Seems to me on the Outbacks that the only option you really have is what interior color you want.

Randy


----------



## Bubba-j

Sorry to hear of the misfortune.
Bad business is just that, "Bad business". We'll find these types throughout life and I think it's safe to say every dog has their day, so IMHO, they will get theirs. The dealership that thought they'd take a reasonable person for an unreasonable ride got busted. I'm glad you got your ticket back (deposit).

I joined this group and asked a question concerning buying an Outback FW. I was answered by many of the members and was given some real sound advice. Because of this great advice, in July I will drive to MI (Bonners Lakeshore RV--salesman name is John), and save six, yes count them, $6000 AND that's without my trade! The dealer in Ga where my stuff is stored (I'm in the military stationed in Korea) sounded as if I was getting the deal of the century, but I really wasn't. I'm not sure what he was thinking when he told me the deal he would give me, but I guess he thought I'd never find out that there are other dealerships that are willing to, and are capable of, making some pretty extraordinary deals. Thank God for Outbackers.com!

Our drive each way is over 900 miles and I plan to make a four-day trip out of it with the family. I figure we'll stay a night in a hotel on the way up, then camp on the way back to GA getting used to the new digs. Later I have a class in Florida, and then we're traveling to CA (our next assignment).

I'd recommend that anyone close enough to Lakeshore to make a reasonable drive, to make the drive and get "the deal of the century!" I'm pleased that the forum gave me this vector towards Lakeshore. I look forward to picking up the FW and getting on our way back in our beautiful country.

Good luck!


----------



## Allsixofus

OMG... I certainly cannot replay the two 30 minute conversations I had with the Sales manager here but let me sum it up with this quote... after telling him that I would drive to Michigan to save $2000.... then when a warranty service issue comes up I will take it to them for service... he says... "and you will be treated like a second rate citizen... I am sure you will not be satisfied with the level of service you get!" I told him that I am sure Keystone would love to hear that one of their sales representatives treated their customer that way... he told me that he would service the unit but it would be under his timelines and all of the customers that bought from him would come ahead of me!

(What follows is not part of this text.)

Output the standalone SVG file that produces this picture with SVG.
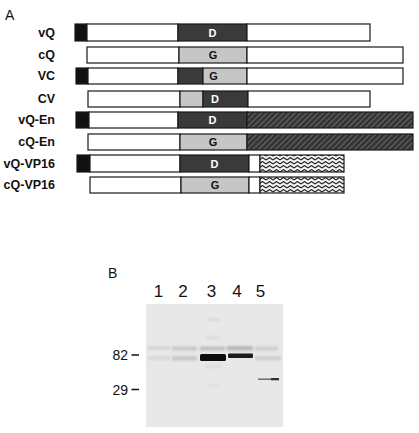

I asked how he thought Keystone would feel about them discriminating against one of their product owners in that manner and he told me to feel free to contact Keystone...

He tried to tell me that in order to provide the high level of service their customers had come to expect that he could not sell units at that price. I told him that I was truly disappointed in the manner in which this was handled... he told me that he was disappointed that we could not come to an agreement.... I told him that we did in fact come to an agreement and he in fact set the conditions by advertising that they would "beat any competitors price"... I showed him the competitors price and he backed out of the deal.. SHAME ON HIM!

I asked for a statement in writing stating that they violated their advertised claim to beat all competitors prices... "that would not be in our best interest".... DUH! I told hiim that he could either have the owner send me a letter stating that or I would have an attorney do it on my behalf as I would like to include the letter with my package to the Attorney General and BBB.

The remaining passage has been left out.